Transcription, New York, and Editing for Clarity
When does editing for clarity get in the way of political humor? I was in New York not too long ago, thinking about transcription (as usual), and perusing the news. I came across this bit of a verbatim transcript in a column by Gail Collins in the New York Times:
“While we’re reclaiming the even course when it comes to preventing terror attacks, another good step might be for Jeb Bush to say that Hillary Clinton doesn’t deserve to be pilloried any more than his brother. This came up during a Jake Tapper interview on CNN, and Bush’s response was: “Well, I — it’s — the question on then Benghazi, which is — hopefully we’ll now finally get, get the truth to, is, was that — was the place secure? They had a responsibility, the Department of State, to have proper security.”

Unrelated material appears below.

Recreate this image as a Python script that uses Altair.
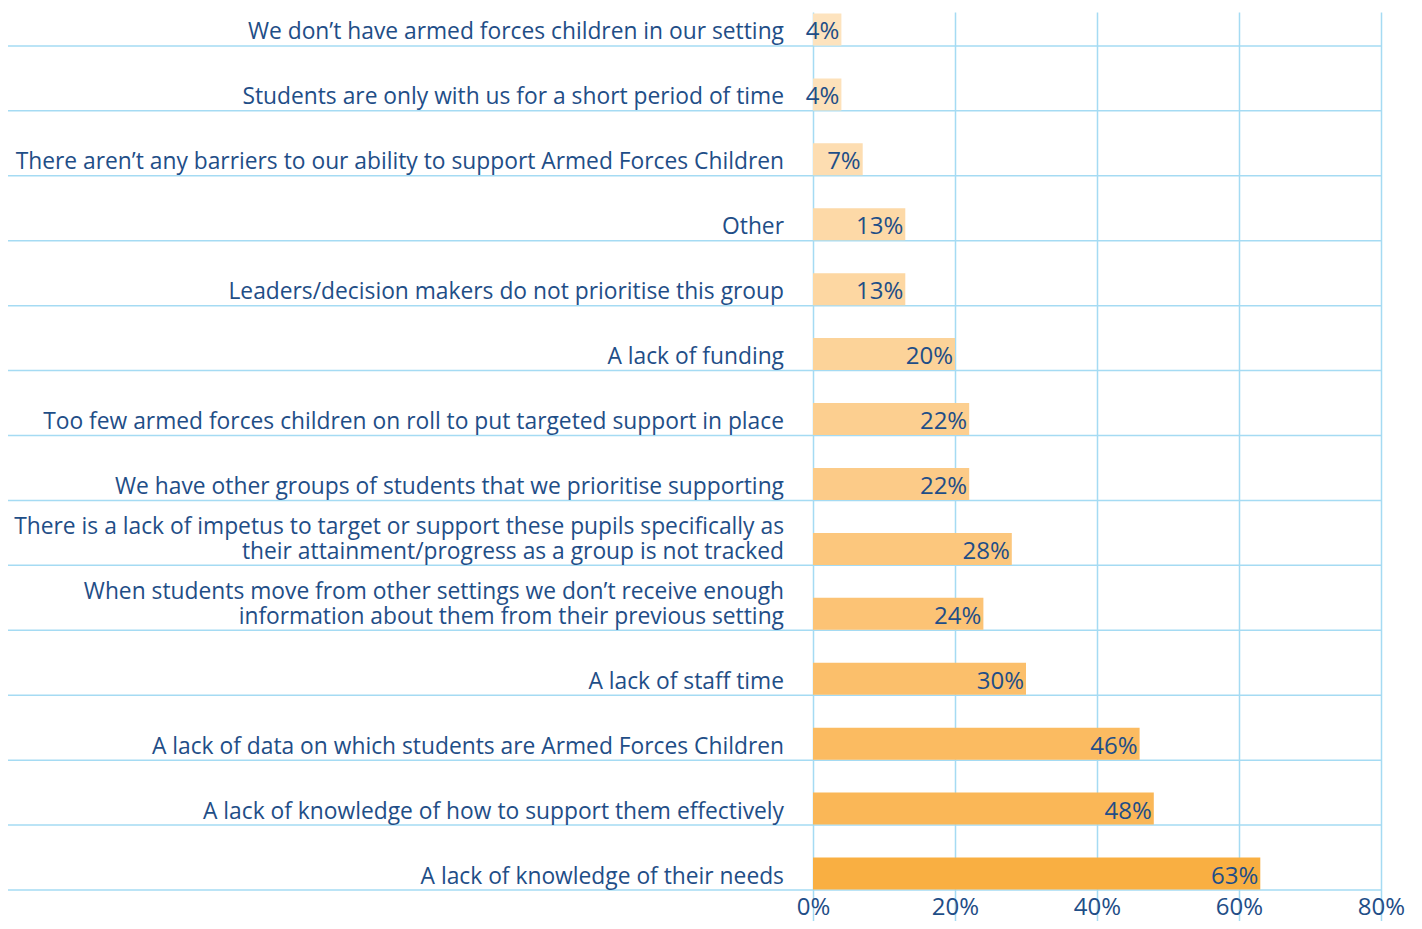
import altair as alt
import pandas as pd

categories = [
    "We don\u2019t have armed forces children in our setting",
    "Students are only with us for a short period of time",
    "There aren\u2019t any barriers to our ability to support Armed Forces Children",
    "Other",
    "Leaders/decision makers do not prioritise this group",
    "A lack of funding",
    "Too few armed forces children on roll to put targeted support in place",
    "We have other groups of students that we prioritise supporting",
    "There is a lack of impetus to target or support these pupils specifically as\ntheir attainment/progress as a group is not tracked",
    "When students move from other settings we don\u2019t receive enough\ninformation about them from their previous setting",
    "A lack of staff time",
    "A lack of data on which students are Armed Forces Children",
    "A lack of knowledge of how to support them effectively",
    "A lack of knowledge of their needs",
]
values = [4, 4, 7, 13, 13, 20, 22, 22, 28, 24, 30, 46, 48, 63]
bar_colors = [
    "#FDE3BE", "#FDE1BA", "#FDDDB1", "#FDD9A7", "#FDD7A2", "#FCD399", "#FCCF90",
    "#FCCB88", "#FCC77D", "#FCC375", "#FBBF6B", "#FBBB61", "#FAB757", "#F9AF42",
]
x_ticks = [0, 20, 40, 60, 80]

df = pd.DataFrame({"category": categories, "value": values, "color": bar_colors})
df["label"] = df["value"].astype(str) + "%"
df["last_line"] = df["category"].str.split("\n").str[-1]
df["upper_line"] = df["category"].apply(lambda s: s.split("\n")[0] if "\n" in s else "")

TEXT = "#1F4E87"
GRID = "#A5DBF3"
FONT = "Open Sans"
FS = 22.8
FS_VAL = 24

yscale = alt.Scale(domain=categories, range=[-31, 878], paddingInner=0, paddingOuter=0)
y_enc = alt.Y("category:N", scale=yscale, axis=None)
x_enc = alt.X(
    "value:Q",
    scale=alt.Scale(domain=[0, 80], nice=False),
    axis=alt.Axis(
        values=x_ticks, labelExpr="datum.value + '%'", grid=True, gridColor=GRID,
        gridWidth=1.5, domain=False, ticks=False, labelPadding=24,
        labelBaseline="alphabetic", labelFontSize=FS_VAL,
        labelColor=TEXT, labelFont=FONT, title=None, labelFlush=False,
    ),
)

base = alt.Chart(df)

rules = base.mark_rule(color=GRID, strokeWidth=1.5).encode(
    y=alt.Y("category:N", scale=yscale, axis=None, bandPosition=1),
    x=alt.value(-805),
    x2=alt.value(568),
)

bars = base.mark_bar(height=32, yOffset=16).encode(
    x=x_enc, y=y_enc, color=alt.Color("color:N", scale=None)
)

value_text = base.mark_text(
    align="right", baseline="bottom", dx=-2, yOffset=31, fontSize=FS_VAL, font=FONT, color=TEXT
).encode(x=x_enc, y=y_enc, text="label:N")

cat_last = base.mark_text(
    align="right", baseline="bottom", yOffset=31, fontSize=FS, font=FONT, color=TEXT,
).encode(x=alt.value(-29), y=y_enc, text="last_line:N")

cat_upper = base.mark_text(
    align="right", baseline="bottom", yOffset=6, fontSize=FS, font=FONT, color=TEXT,
).encode(x=alt.value(-29), y=y_enc, text="upper_line:N")

chart = alt.layer(rules, bars, value_text, cat_last, cat_upper).properties(
    width=568,
    height=878,
    padding={"left": 805, "top": 4, "right": 30, "bottom": 31},
    autosize=alt.AutoSizeParams(type="none"),
    background="white",
).configure_view(stroke=None)

chart.save("out.html", embed_options={"renderer": "svg", "actions": False})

Happened? Just, huh? What.
Politically speaking: why you might want to get an edited transcript…or not
Depending on how clearly you want a speaker to be understood, or in this case perhaps interpreted, you may want to have your transcripts edited for clarity. If on the other hand you want their true speech patterns and clarity of thinking to be revealed, you may want to go with a verbatim transcript.
Of course there are many other reasons you might choose a verbatim or edited-for-clarity transcript, but we will explore those another time. For now, just enjoy that verbatim quote from a leading political figure.